Because the Commission as a stand-alone entity is not a proper party to this action, we find that the trial court erred when it allowed the action to proceed against the Commission without the individual commission members named as defendants in their official capacity.
Conclusion
We hereby reverse the judgment of the trial court and remand this matter with directions that the action be dismissed without prejudice.
Nannette A. Baker, C.J., Concurs
Patricia L. Cohen, J., Concurs
OPINION SUMMARY
Cape Girardeau County Commissioner Jay Purcell (Purcell), in his individual capacity, sued the Cape Girardeau County Commission (the Commission) alleging violations of Missouri's Open Meetings and Records Act, commonly referred to as Missouri's Sunshine Law, Sections 610.010 through 610.030, RSMo (2006).fn1 Purcell appeals from the trial court's grant of summary judgment in the Commission's favor finding no violation of the Sunshine Law.

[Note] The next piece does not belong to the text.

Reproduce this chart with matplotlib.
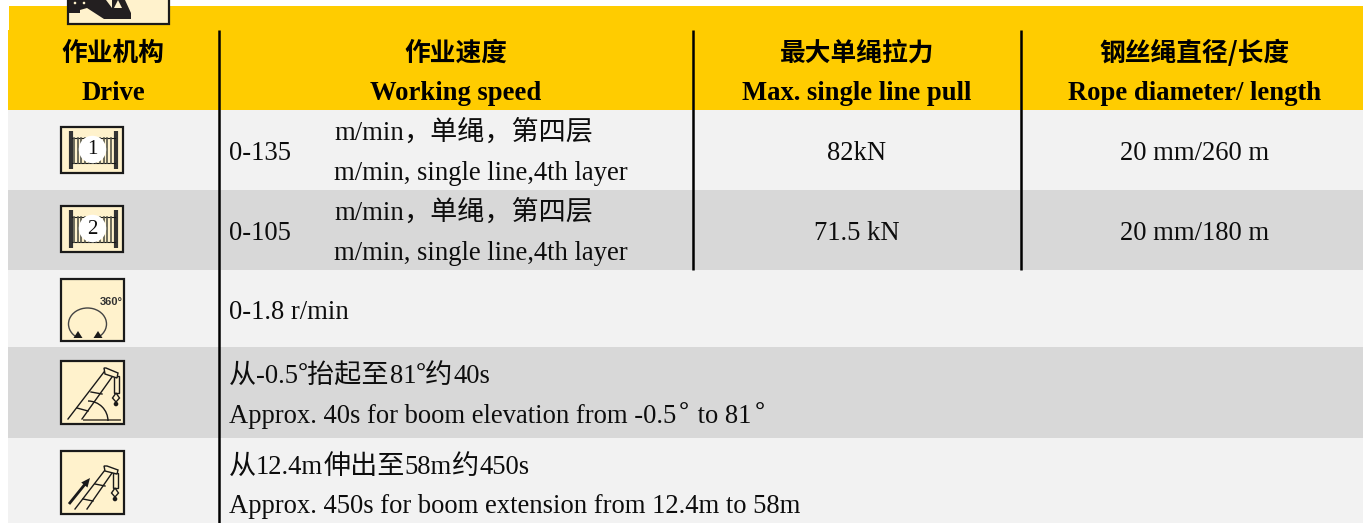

REVERSED AND REMANDED WITH DIRECTIONS.
The Southern Docket Division holds: A county commission may not sue or be sued as a distinct legal entity. Actions against a county commission may be brought only by naming the individual commission members in their official capacity. Under the statutory directives of Chapter 49, a county commission's powers and responsibilities, like those of the board of police commissioners, fall short of those allocated to a corporate or quasi-corporate legal entity that may be sued. Although no Missouri case has addressed this issue in the context of a county commission created under Section 49.010, the Supreme Court's thorough discourse on this issue in the context of the Board of Police Commissioners in American Fire Alarm Co. v. Board of Police Commissioners, 227 S.W. 114 (Mo. 1920), is instructive. Further, actions brought under Missouri's Sunshine Law are not exempt from the principles discussed in American Fire Alarm. The trial court erred when it allowed the action to proceed against the Commission without the individual commission members named as defendants in their official capacity. The judgment is reversed and remanded with directions that the action be dismissed without prejudice.
Nannette A. Baker, C.J., and Patricia L. Cohen, J., Concurs. THIS SUMMARY IS NOT PART OF THE OPINION OF THE COURT. IT HAS BEEN PREPARED FOR THE CONVENIENCE OF THE READER AND SHOULD NOT BE QUOTED OR CITED.